Right of first refusal
The articles of incorporation of PTIC state "the subscription
for, or ownership of all shares of stock of the corporation are subject to the
condition that any holder of shares of stock desiring to sell or to transfer the
same shall first offer his/her stocks to the rest of the stockholders."
That gave the owners of 54 percent of PTIC the right of first
refusal on the 46 percent awarded by the Supreme Court to the government.
It seems, however, that the government is giving PTIC a
special accommodation. When First Pacific, buyer of the 46 percent and owner of
54 percent of the holding company failed to come up with the money, the right
should normally be extinguished.
But the Department of Finance is giving First Pacific until
March 8 to cough up the money, all P24.5 billion of it.

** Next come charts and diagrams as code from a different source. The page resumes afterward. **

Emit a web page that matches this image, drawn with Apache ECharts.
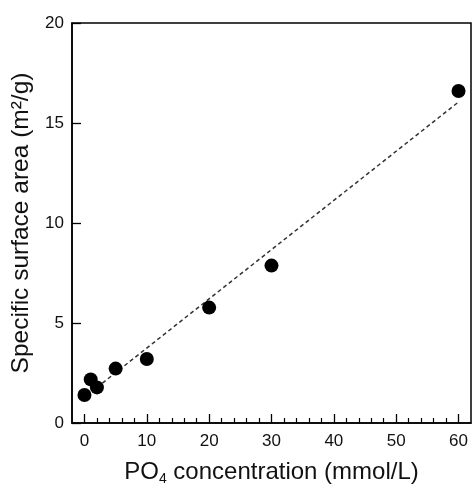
<!DOCTYPE html>
<html>
<head>
<meta charset="utf-8">
<script src="https://cdn.jsdelivr.net/npm/echarts@6/dist/echarts.min.js"></script>
<style>html,body{margin:0;padding:0;background:#fff}#c{width:474px;height:484px}</style>
</head>
<body>
<div id="c"></div>
<script>
// Data
const concentration = [0, 1, 2, 5, 10, 20, 30, 60];
const surfaceArea = [1.4, 2.18, 1.78, 2.72, 3.2, 5.77, 7.87, 16.6];
// Dashed linear fit endpoints
const fitX = [2, 60];
const fitY = [1.78, 16.05];
const xMajorTicks = [0, 10, 20, 30, 40, 50, 60];
const xMinorTicks = [2, 4, 6, 8, 12, 14, 16, 18, 22, 24, 26, 28, 32, 34, 36, 38, 42, 44, 46, 48, 52, 54, 56, 58];
const yTicks = [0, 5, 10, 15, 20];

const FONT = "'Liberation Sans', Arial, sans-serif";
const chart = echarts.init(document.getElementById('c'), null, {renderer: 'canvas'});
chart.setOption({
  backgroundColor: '#fff',
  animation: false,
  grid: {left: 72, top: 23, right: 3, bottom: 61, outerBoundsMode: 'none', containLabel: false, show: true, borderColor: '#000', borderWidth: 1.5, backgroundColor: 'transparent'},
  xAxis: [{
    type: 'value', min: -2, max: 62, position: 'bottom',
    splitLine: {show: false},
    axisLine: {show: true, onZero: false, lineStyle: {color: '#000', width: 1.5}},
    axisTick: {show: true, inside: true, length: 9, customValues: xMajorTicks, lineStyle: {color: '#000', width: 1.3}},
    axisLabel: {show: true, customValues: xMajorTicks, margin: 10, color: '#111', fontSize: 17, fontFamily: FONT},
    name: '{a|PO}{s|4}{a| concentration (mmol/L)}',
    nameLocation: 'middle', nameGap: 37,
    nameTextStyle: {color: '#111', fontFamily: FONT, rich: {a: {fontSize: 24, fontFamily: FONT, color: '#111'}, s: {fontSize: 14, fontFamily: FONT, color: '#111', verticalAlign: 'bottom', padding: [0, 0, -2, 0]}}}
  }, {
    type: 'value', min: -2, max: 62, position: 'bottom', offset: 0,
    splitLine: {show: false},
    axisLine: {show: false, onZero: false},
    axisTick: {show: true, inside: true, length: 5, customValues: xMinorTicks, lineStyle: {color: '#000', width: 1.2}},
    axisLabel: {show: false}
  }],
  yAxis: [{
    type: 'value', min: 0, max: 20, interval: 5,
    splitLine: {show: false},
    axisLine: {show: true, onZero: false, lineStyle: {color: '#000', width: 1.5}},
    axisTick: {show: true, inside: true, length: 9, customValues: yTicks, lineStyle: {color: '#000', width: 1.3}},
    axisLabel: {margin: 8, color: '#111', fontSize: 17, fontFamily: FONT, customValues: yTicks},
    name: 'Specific surface area (m²/g)',
    nameLocation: 'middle', nameGap: 33,
    nameTextStyle: {color: '#111', fontSize: 24.5, fontFamily: FONT}
  }],
  series: [{
    type: 'line', xAxisIndex: 0, yAxisIndex: 0,
    data: fitX.map((x, i) => [x, fitY[i]]),
    symbol: 'none', silent: true,
    lineStyle: {color: '#333', width: 1.5, type: [4, 3]},
    z: 1
  }, {
    type: 'scatter', xAxisIndex: 0, yAxisIndex: 0,
    data: concentration.map((x, i) => [x, surfaceArea[i]]),
    symbol: 'circle', symbolSize: 14,
    itemStyle: {color: '#000', opacity: 1},
    z: 2
  }]
});
</script>
</body>
</html>
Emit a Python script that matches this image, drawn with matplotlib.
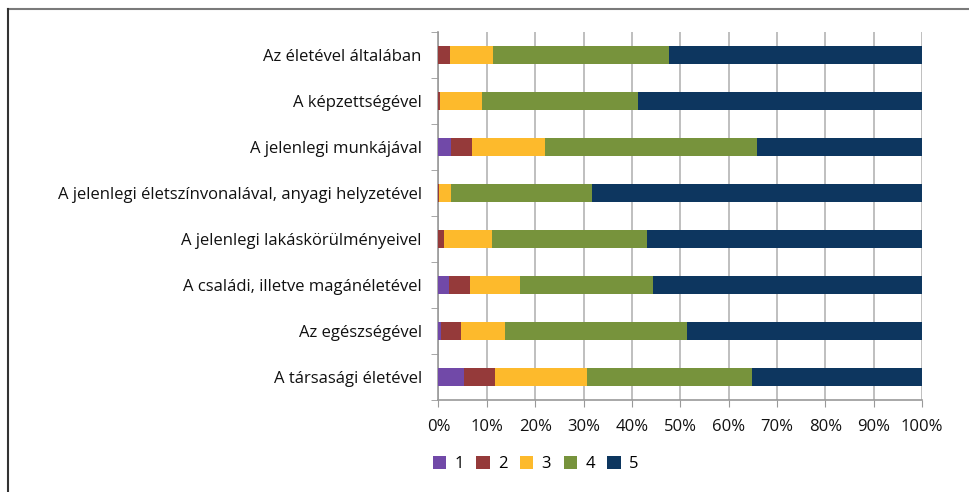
import numpy as np
import matplotlib
matplotlib.use('Agg')
import matplotlib.pyplot as plt
from matplotlib.lines import Line2D

plt.rcParams['font.family'] = ['Open Sans', 'DejaVu Sans']

# kérdések (felülről lefelé)
categories = [
    "Az életével általában",
    "A képzettségével",
    "A jelenlegi munkájával",
    "A jelenlegi életszínvonalával, anyagi helyzetével",
    "A jelenlegi lakáskörülményeivel",
    "A családi, illetve magánéletével",
    "Az egészségével",
    "A társasági életével",
]
series_names = ["1", "2", "3", "4", "5"]

# megoszlás százalékban, osztályzatonként
v1 = [0.0, 0.0, 2.6, 0.0, 0.0, 2.2, 0.5, 5.3]
v2 = [2.4, 0.3, 4.3, 0.2, 1.2, 4.3, 4.2, 6.4]
v3 = [8.8, 8.6, 15.1, 2.4, 9.8, 10.4, 9.1, 19.0]
v4 = [36.4, 32.3, 43.8, 29.2, 32.2, 27.4, 37.5, 34.1]
v5 = [52.4, 58.8, 34.2, 68.2, 56.8, 55.7, 48.7, 35.2]

colors = ["#7149a8", "#953a3a", "#fdba2c", "#77933c", "#0d365f"]

fig = plt.figure(figsize=(9.7, 4.92), dpi=100)
ax = fig.add_axes([438.5 / 970, 1 - 400 / 492, (922 - 438.5) / 970, (400 - 32) / 492])

y = np.arange(len(categories))
left = np.zeros(len(categories))
for vals, name, c in zip([v1, v2, v3, v4, v5], series_names, colors):
    ax.barh(y, vals, left=left, height=0.4, color=c, label=name, zorder=3)
    left += np.array(vals)

ax.set_xlim(0, 100)
ax.set_ylim(len(categories) - 0.5, -0.5)
ax.set_xticks(np.arange(0, 101, 10))
ax.set_xticklabels([f"{t}%" for t in range(0, 101, 10)], fontsize=12, color="#111111")
ax.set_yticks(y)
ax.set_yticklabels(categories, fontsize=12, color="#111111")
ax.set_yticks(np.arange(-0.5, len(categories), 1), minor=True)
ax.tick_params(axis='y', which='major', length=0, pad=12)
ax.tick_params(axis='y', which='minor', length=5, color="#999999", direction='out')
ax.tick_params(axis='x', length=5, color="#999999", direction='out', pad=9)

ax.grid(axis='x', color="#b4b4b4", linewidth=1.2, zorder=0)
for s in ['top', 'right']:
    ax.spines[s].set_visible(False)
for s in ['left', 'bottom']:
    ax.spines[s].set_color("#999999")
    ax.spines[s].set_linewidth(1.2)

leg = fig.legend(loc='center left', bbox_to_anchor=(426 / 970, 1 - 464 / 492), ncol=5,
                 frameon=False, fontsize=12, handlelength=0.8, handleheight=0.8,
                 handletextpad=0.5, columnspacing=0.75, borderaxespad=0)

# keret a diagram körül
fig.add_artist(Line2D([8 / 970, 1], [1 - 8.5 / 492] * 2, color="#7a7a7a", lw=1.5))
fig.add_artist(Line2D([8.5 / 970] * 2, [0, 1 - 8.5 / 492], color="#333333", lw=1.5))

fig.savefig("out.png", dpi=100)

It is also important to remember that Manuel V, Pangilinan
earlier announced that he was creating a new group to buy the shares. In which
case, he would have insisted on dissolving PTIC so his group would be buying
PLDT shares and not 46 percent of PTIC.
Or was his group willing to be under the tender mercies of
First Pacific which owns 54 percent of PTIC?
If so, the group must have very close relationship with PTIC.
In any case it turns out, as we predicted, that only First Pacific will buy the
shares if the company is not dissolved.
Dangers of listing Philcomsat shares
Ricardo Abcede and his group are vehemently opposing the
listing of 80 percent of the outstanding shares of Philcomsat Holdings.
Not that he does not want to flood the market with more
shares. In which case, a bigger supply normally results in lower prices.
But that is not the reason for objecting to the listing.
He is clearly scared that if 80 percent of the shares are
listed, somebody might gobble it up.
If that happens there will be a change of ownership of
Philcomsat Holdings. If that happens the group of Abcede will be yanked out.
In fact, the new owners might even ask the officers of
Philcomsat, particularly Abcede who is a PCGG nominee, to explain the looting of
the company’s funds and allocate liability.
They will be hard put explaining why there are two joint
personal accounts which are funded by Philcomsat, withdrawn by its officers, and
nobody except the recipient really knowing where the money goes.
This has been brought into the open in the hearings called by Sen. Richard
Gordon, chairman of the Senate committee on government corporations.